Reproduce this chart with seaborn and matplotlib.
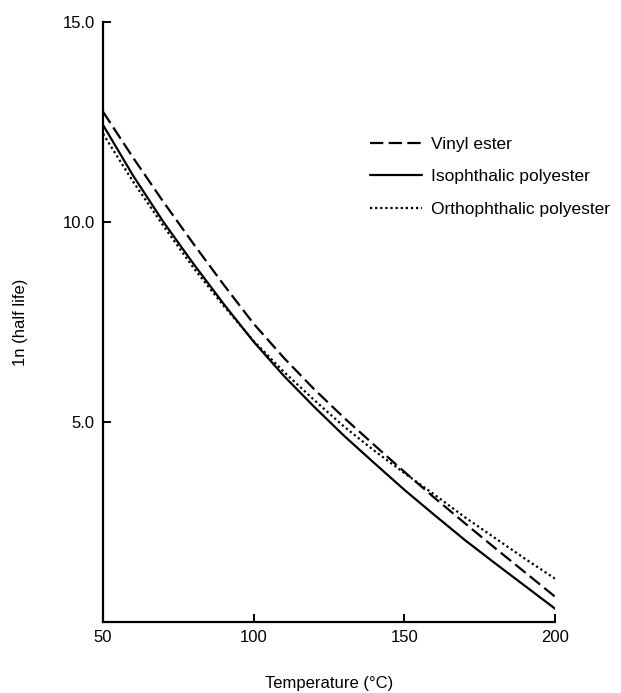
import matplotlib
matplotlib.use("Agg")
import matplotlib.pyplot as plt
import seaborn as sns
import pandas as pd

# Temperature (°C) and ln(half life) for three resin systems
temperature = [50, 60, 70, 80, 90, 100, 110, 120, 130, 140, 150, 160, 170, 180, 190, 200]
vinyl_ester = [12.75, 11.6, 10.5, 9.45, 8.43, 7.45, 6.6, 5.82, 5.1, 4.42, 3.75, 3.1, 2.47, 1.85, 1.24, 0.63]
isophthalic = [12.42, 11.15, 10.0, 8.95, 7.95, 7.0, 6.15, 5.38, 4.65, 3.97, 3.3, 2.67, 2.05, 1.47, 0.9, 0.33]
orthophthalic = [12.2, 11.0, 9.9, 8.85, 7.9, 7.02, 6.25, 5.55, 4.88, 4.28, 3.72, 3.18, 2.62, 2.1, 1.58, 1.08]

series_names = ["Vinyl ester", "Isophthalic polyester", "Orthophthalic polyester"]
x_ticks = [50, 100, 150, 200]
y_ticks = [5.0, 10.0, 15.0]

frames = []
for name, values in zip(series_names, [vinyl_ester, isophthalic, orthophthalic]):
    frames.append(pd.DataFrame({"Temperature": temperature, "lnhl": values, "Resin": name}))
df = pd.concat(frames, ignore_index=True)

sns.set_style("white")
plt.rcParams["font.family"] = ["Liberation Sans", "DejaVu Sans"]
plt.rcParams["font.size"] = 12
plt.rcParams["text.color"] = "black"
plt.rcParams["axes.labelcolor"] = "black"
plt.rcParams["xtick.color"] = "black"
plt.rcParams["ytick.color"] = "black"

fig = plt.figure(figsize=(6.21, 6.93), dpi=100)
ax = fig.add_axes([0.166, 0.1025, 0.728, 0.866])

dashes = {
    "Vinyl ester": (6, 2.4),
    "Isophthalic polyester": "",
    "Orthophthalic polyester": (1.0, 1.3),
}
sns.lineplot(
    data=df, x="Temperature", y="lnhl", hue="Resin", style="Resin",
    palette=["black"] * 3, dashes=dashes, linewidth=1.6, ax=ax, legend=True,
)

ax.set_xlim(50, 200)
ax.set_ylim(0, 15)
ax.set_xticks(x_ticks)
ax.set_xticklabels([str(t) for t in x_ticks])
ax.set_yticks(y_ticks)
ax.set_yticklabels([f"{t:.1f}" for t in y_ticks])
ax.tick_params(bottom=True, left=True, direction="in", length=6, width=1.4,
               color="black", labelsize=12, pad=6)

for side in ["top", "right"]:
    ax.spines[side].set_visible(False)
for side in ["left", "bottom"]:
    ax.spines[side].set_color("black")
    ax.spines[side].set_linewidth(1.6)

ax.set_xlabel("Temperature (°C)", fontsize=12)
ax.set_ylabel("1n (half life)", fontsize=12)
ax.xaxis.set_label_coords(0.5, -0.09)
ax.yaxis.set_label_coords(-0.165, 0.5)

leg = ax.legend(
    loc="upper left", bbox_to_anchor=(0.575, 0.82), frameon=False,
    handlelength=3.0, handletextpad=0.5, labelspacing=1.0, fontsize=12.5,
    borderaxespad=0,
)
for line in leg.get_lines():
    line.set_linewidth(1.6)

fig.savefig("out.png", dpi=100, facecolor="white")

*Task objective:*
Pictures excluded, quote all the data above exactly.

*Answer:*
Reproduce this chart with seaborn and matplotlib.
import matplotlib
matplotlib.use("Agg")
import matplotlib.pyplot as plt
import seaborn as sns
import pandas as pd

# Temperature (°C) and ln(half life) for three resin systems
temperature = [50, 60, 70, 80, 90, 100, 110, 120, 130, 140, 150, 160, 170, 180, 190, 200]
vinyl_ester = [12.75, 11.6, 10.5, 9.45, 8.43, 7.45, 6.6, 5.82, 5.1, 4.42, 3.75, 3.1, 2.47, 1.85, 1.24, 0.63]
isophthalic = [12.42, 11.15, 10.0, 8.95, 7.95, 7.0, 6.15, 5.38, 4.65, 3.97, 3.3, 2.67, 2.05, 1.47, 0.9, 0.33]
orthophthalic = [12.2, 11.0, 9.9, 8.85, 7.9, 7.02, 6.25, 5.55, 4.88, 4.28, 3.72, 3.18, 2.62, 2.1, 1.58, 1.08]

series_names = ["Vinyl ester", "Isophthalic polyester", "Orthophthalic polyester"]
x_ticks = [50, 100, 150, 200]
y_ticks = [5.0, 10.0, 15.0]

frames = []
for name, values in zip(series_names, [vinyl_ester, isophthalic, orthophthalic]):
    frames.append(pd.DataFrame({"Temperature": temperature, "lnhl": values, "Resin": name}))
df = pd.concat(frames, ignore_index=True)

sns.set_style("white")
plt.rcParams["font.family"] = ["Liberation Sans", "DejaVu Sans"]
plt.rcParams["font.size"] = 12
plt.rcParams["text.color"] = "black"
plt.rcParams["axes.labelcolor"] = "black"
plt.rcParams["xtick.color"] = "black"
plt.rcParams["ytick.color"] = "black"

fig = plt.figure(figsize=(6.21, 6.93), dpi=100)
ax = fig.add_axes([0.166, 0.1025, 0.728, 0.866])

dashes = {
    "Vinyl ester": (6, 2.4),
    "Isophthalic polyester": "",
    "Orthophthalic polyester": (1.0, 1.3),
}
sns.lineplot(
    data=df, x="Temperature", y="lnhl", hue="Resin", style="Resin",
    palette=["black"] * 3, dashes=dashes, linewidth=1.6, ax=ax, legend=True,
)

ax.set_xlim(50, 200)
ax.set_ylim(0, 15)
ax.set_xticks(x_ticks)
ax.set_xticklabels([str(t) for t in x_ticks])
ax.set_yticks(y_ticks)
ax.set_yticklabels([f"{t:.1f}" for t in y_ticks])
ax.tick_params(bottom=True, left=True, direction="in", length=6, width=1.4,
               color="black", labelsize=12, pad=6)

for side in ["top", "right"]:
    ax.spines[side].set_visible(False)
for side in ["left", "bottom"]:
    ax.spines[side].set_color("black")
    ax.spines[side].set_linewidth(1.6)

ax.set_xlabel("Temperature (°C)", fontsize=12)
ax.set_ylabel("1n (half life)", fontsize=12)
ax.xaxis.set_label_coords(0.5, -0.09)
ax.yaxis.set_label_coords(-0.165, 0.5)

leg = ax.legend(
    loc="upper left", bbox_to_anchor=(0.575, 0.82), frameon=False,
    handlelength=3.0, handletextpad=0.5, labelspacing=1.0, fontsize=12.5,
    borderaxespad=0,
)
for line in leg.get_lines():
    line.set_linewidth(1.6)

fig.savefig("out.png", dpi=100, facecolor="white")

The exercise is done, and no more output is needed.